When you think of Daytona Beach, FL, what’s the first thought that comes to mind? Daytona 500. Bike Week. Spring Break.
While those are major associations for the area, I doubt it’s enough to drive year-round visits. So the City has decided to focus more on marketing and increasing it’s leisure and convention travel. That’s a great start considering the fact that Daytona isn’t known as a destination brand like its neighbor Orlando. However, Daytona is known for its beaches, but Miami is close enough to crush the competition.
So I guess that’s why the Volusia County Council signed off on an $89,000 tourism study late last year to understand how the area is being marketed. I thought it was clear enough what the current positioning was based on what the biggest drivers seem to be for the area’s tourism industry. Perhaps, instead of a study, the focus should be on defining where Daytona could be most competitive and carving out a unique identity as a destination to drive top of mind awareness and attract travelers year round.
Daytona could also transform and become a more engaging destination brand. A simple side by side comparison of Daytona’s Convention & Visitor’s Bureau (CVB) and Miami’s CVB, clearly shows where Daytona is failing as an engaging brand. Miami’s CVB has more than 41,000 Twitter followers while Daytona pales with less than 2,000 followers.
Why does Twitter follower count matter? Because the most competitive tourism brands have found tremendous value and increased visibility through two-way engagement on Twitter (Lessons From the Top City Tourism Agencies on Twitter). If you need more reasons to believe in Twitter, check out our article The Impact of Mobile Usage and Social Behavior in Travel.
It would also be smart for Daytona to go for the low hanging fruit and positioning itself to nearby visitors especially since four Orlando’s top five origination cities for travelers come from Miami, Tampa, and West Palm Beach. (New York rounds out the top five list.)

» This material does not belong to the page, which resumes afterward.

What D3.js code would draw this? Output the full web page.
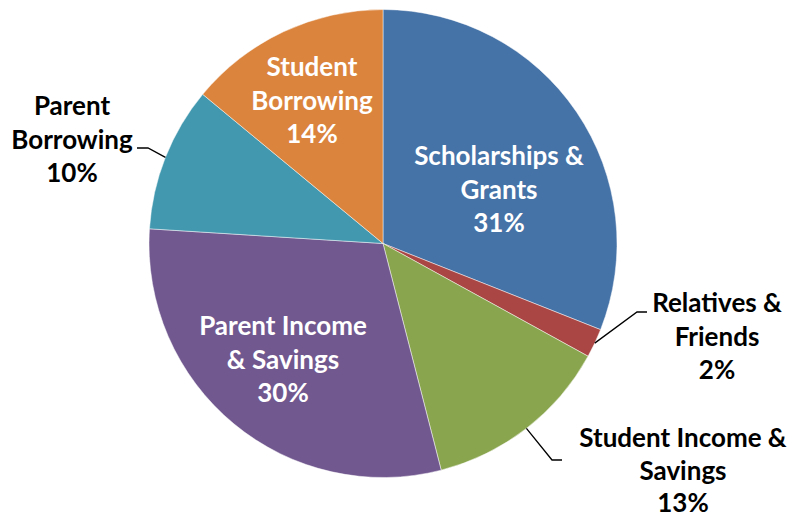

Nevertheless, there’s a few strategic high visibility programs Daytona could’ve almost immediately implemented without having to go through an $89,000 study that will end up costing the County another $40,000 to only tell them what’s clearly in their face. When it comes to competitive positioning Daytona, it’s a branding strategy that’s needed; not a study especially when the evidence is in the current positioning.